Task brief: Repeat each line of the material below exactly as it appears, minus any pictures.

** start of Data lines **

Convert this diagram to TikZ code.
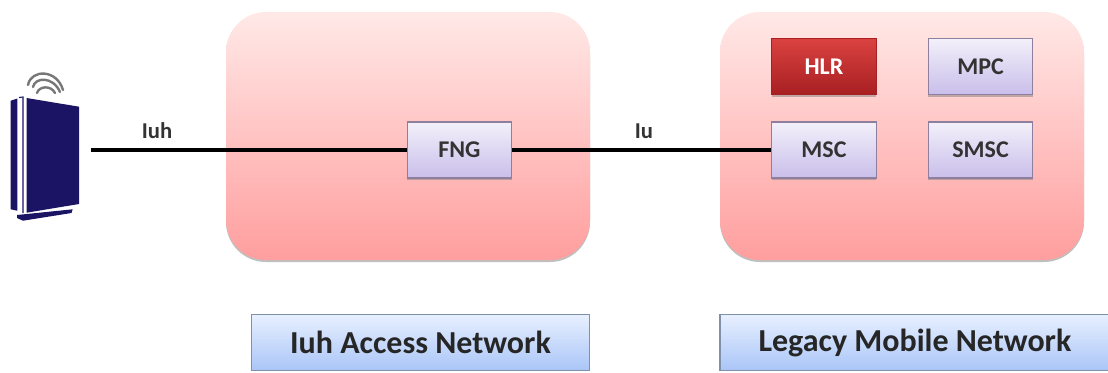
\documentclass[tikz,border=0pt]{standalone}
\usepackage{fontspec}
\setmainfont{Carlito}
\usetikzlibrary{positioning,shadows}

\definecolor{cloudtop}{HTML}{FFE9E7}
\definecolor{cloudbot}{HTML}{FF9E9E}
\definecolor{boxtop}{HTML}{F3F0FA}
\definecolor{boxbot}{HTML}{C9BEEA}
\definecolor{boxline}{HTML}{8F7F9F}
\definecolor{hlrtop}{HTML}{DA4240}
\definecolor{hlrbot}{HTML}{A81F22}
\definecolor{captop}{HTML}{E8F0FF}
\definecolor{capbot}{HTML}{A9C5F7}
\definecolor{capline}{HTML}{7F90A8}
\definecolor{devblue}{HTML}{1B1464}
\definecolor{wavegray}{HTML}{777777}

\begin{document}
\begin{tikzpicture}[x=0.75pt, y=-0.75pt,
    node distance=19.7pt and 38pt,
    cloud/.style={rectangle, rounded corners=30pt, top color=cloudtop, bottom color=cloudbot, minimum width=273pt, minimum height=186pt, inner sep=0pt, drop shadow={shadow xshift=0pt, shadow yshift=-1.5pt, opacity=0.5}},
    block/.style={rectangle, draw=boxline, line width=0.9pt, top color=boxtop, bottom color=boxbot, minimum width=78.5pt, minimum height=42pt, inner sep=0pt, font=\fontsize{18}{20}\selectfont\bfseries, text=black!80, drop shadow={shadow xshift=0pt, shadow yshift=-1.5pt, opacity=0.5}},
    redblock/.style={block, draw=hlrbot, top color=hlrtop, bottom color=hlrbot, text=white},
    caption/.style={rectangle, draw=capline, line width=0.8pt, top color=captop, bottom color=capbot, minimum height=42.5pt, inner sep=0pt, font=\fontsize{24}{28}\selectfont\bfseries, text=black!85},
    link/.style={line width=3pt, black},
    linklabel/.style={font=\fontsize{17}{19}\selectfont\bfseries, text=black!80},
    device/.style={fill=devblue, draw=none},
    wave/.style={draw=wavegray, line width=1.8pt, line cap=round}]

    \useasboundingbox (0,0) rectangle (1108,372);

    % Network areas
    \node [cloud] (access_net) at (408,136) {};
    \node [cloud] (legacy_net) at (902,136) {};

    % Core nodes
    \node [redblock] (hlr) at (824,66.5) {HLR};
    \node [block, right=of hlr] (mpc) {MPC};
    \node [block, below=of hlr] (msc) {MSC};
    \node [block, below=of mpc] (smsc) {SMSC};
    \node [block, left=194pt of msc] (fng) {FNG};

    % Captions
    \node [caption, minimum width=254pt] (access_cap) at (420.5,342.5) {Iuh Access Network};
    \node [caption, minimum width=292.5pt] (legacy_cap) at (915,342.5) {Legacy Mobile Network};

    % Femto device
    \fill [device] (26.7,98) -- (79,106.7) -- (79,204) -- (26.7,212.7) -- cycle;
    \fill [device] (10.7,100.7) -- (17.3,98.5) -- (17.3,210.7) -- (10.7,209.3) -- cycle;
    \draw [devblue, line width=0.8pt] (19,97.5) -- (23,97) -- (23,213);
    \fill [device] (17,215) -- (72.7,209.3) -- (71.5,213) -- (23,220.7) -- (17,218) -- cycle;
    \draw [wave] (37,93) .. controls (39,86) and (51,85) .. (55,93);
    \draw [wave] (33,87) .. controls (35,77) and (53,76) .. (60,92);
    \draw [wave] (28,85) .. controls (31,69) and (57,69) .. (63,90);

    % Connections
    \coordinate [left=237pt of fng] (device_port);
    \draw [link] (device_port) -- (fng.west);
    \draw [link] (fng.east) -- (msc.west);

    % Labels
    \node [linklabel] (iuh_label) at (157,131) {Iuh};
    \node [linklabel] (iu_label) at (644,131) {Iu};

\end{tikzpicture}
\end{document}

** end of Data lines **

Written reply:
Convert this diagram to TikZ code.
\documentclass[tikz,border=0pt]{standalone}
\usepackage{fontspec}
\setmainfont{Carlito}
\usetikzlibrary{positioning,shadows}

\definecolor{cloudtop}{HTML}{FFE9E7}
\definecolor{cloudbot}{HTML}{FF9E9E}
\definecolor{boxtop}{HTML}{F3F0FA}
\definecolor{boxbot}{HTML}{C9BEEA}
\definecolor{boxline}{HTML}{8F7F9F}
\definecolor{hlrtop}{HTML}{DA4240}
\definecolor{hlrbot}{HTML}{A81F22}
\definecolor{captop}{HTML}{E8F0FF}
\definecolor{capbot}{HTML}{A9C5F7}
\definecolor{capline}{HTML}{7F90A8}
\definecolor{devblue}{HTML}{1B1464}
\definecolor{wavegray}{HTML}{777777}

\begin{document}
\begin{tikzpicture}[x=0.75pt, y=-0.75pt,
    node distance=19.7pt and 38pt,
    cloud/.style={rectangle, rounded corners=30pt, top color=cloudtop, bottom color=cloudbot, minimum width=273pt, minimum height=186pt, inner sep=0pt, drop shadow={shadow xshift=0pt, shadow yshift=-1.5pt, opacity=0.5}},
    block/.style={rectangle, draw=boxline, line width=0.9pt, top color=boxtop, bottom color=boxbot, minimum width=78.5pt, minimum height=42pt, inner sep=0pt, font=\fontsize{18}{20}\selectfont\bfseries, text=black!80, drop shadow={shadow xshift=0pt, shadow yshift=-1.5pt, opacity=0.5}},
    redblock/.style={block, draw=hlrbot, top color=hlrtop, bottom color=hlrbot, text=white},
    caption/.style={rectangle, draw=capline, line width=0.8pt, top color=captop, bottom color=capbot, minimum height=42.5pt, inner sep=0pt, font=\fontsize{24}{28}\selectfont\bfseries, text=black!85},
    link/.style={line width=3pt, black},
    linklabel/.style={font=\fontsize{17}{19}\selectfont\bfseries, text=black!80},
    device/.style={fill=devblue, draw=none},
    wave/.style={draw=wavegray, line width=1.8pt, line cap=round}]

    \useasboundingbox (0,0) rectangle (1108,372);

    % Network areas
    \node [cloud] (access_net) at (408,136) {};
    \node [cloud] (legacy_net) at (902,136) {};

    % Core nodes
    \node [redblock] (hlr) at (824,66.5) {HLR};
    \node [block, right=of hlr] (mpc) {MPC};
    \node [block, below=of hlr] (msc) {MSC};
    \node [block, below=of mpc] (smsc) {SMSC};
    \node [block, left=194pt of msc] (fng) {FNG};

    % Captions
    \node [caption, minimum width=254pt] (access_cap) at (420.5,342.5) {Iuh Access Network};
    \node [caption, minimum width=292.5pt] (legacy_cap) at (915,342.5) {Legacy Mobile Network};

    % Femto device
    \fill [device] (26.7,98) -- (79,106.7) -- (79,204) -- (26.7,212.7) -- cycle;
    \fill [device] (10.7,100.7) -- (17.3,98.5) -- (17.3,210.7) -- (10.7,209.3) -- cycle;
    \draw [devblue, line width=0.8pt] (19,97.5) -- (23,97) -- (23,213);
    \fill [device] (17,215) -- (72.7,209.3) -- (71.5,213) -- (23,220.7) -- (17,218) -- cycle;
    \draw [wave] (37,93) .. controls (39,86) and (51,85) .. (55,93);
    \draw [wave] (33,87) .. controls (35,77) and (53,76) .. (60,92);
    \draw [wave] (28,85) .. controls (31,69) and (57,69) .. (63,90);

    % Connections
    \coordinate [left=237pt of fng] (device_port);
    \draw [link] (device_port) -- (fng.west);
    \draw [link] (fng.east) -- (msc.west);

    % Labels
    \node [linklabel] (iuh_label) at (157,131) {Iuh};
    \node [linklabel] (iu_label) at (644,131) {Iu};

\end{tikzpicture}
\end{document}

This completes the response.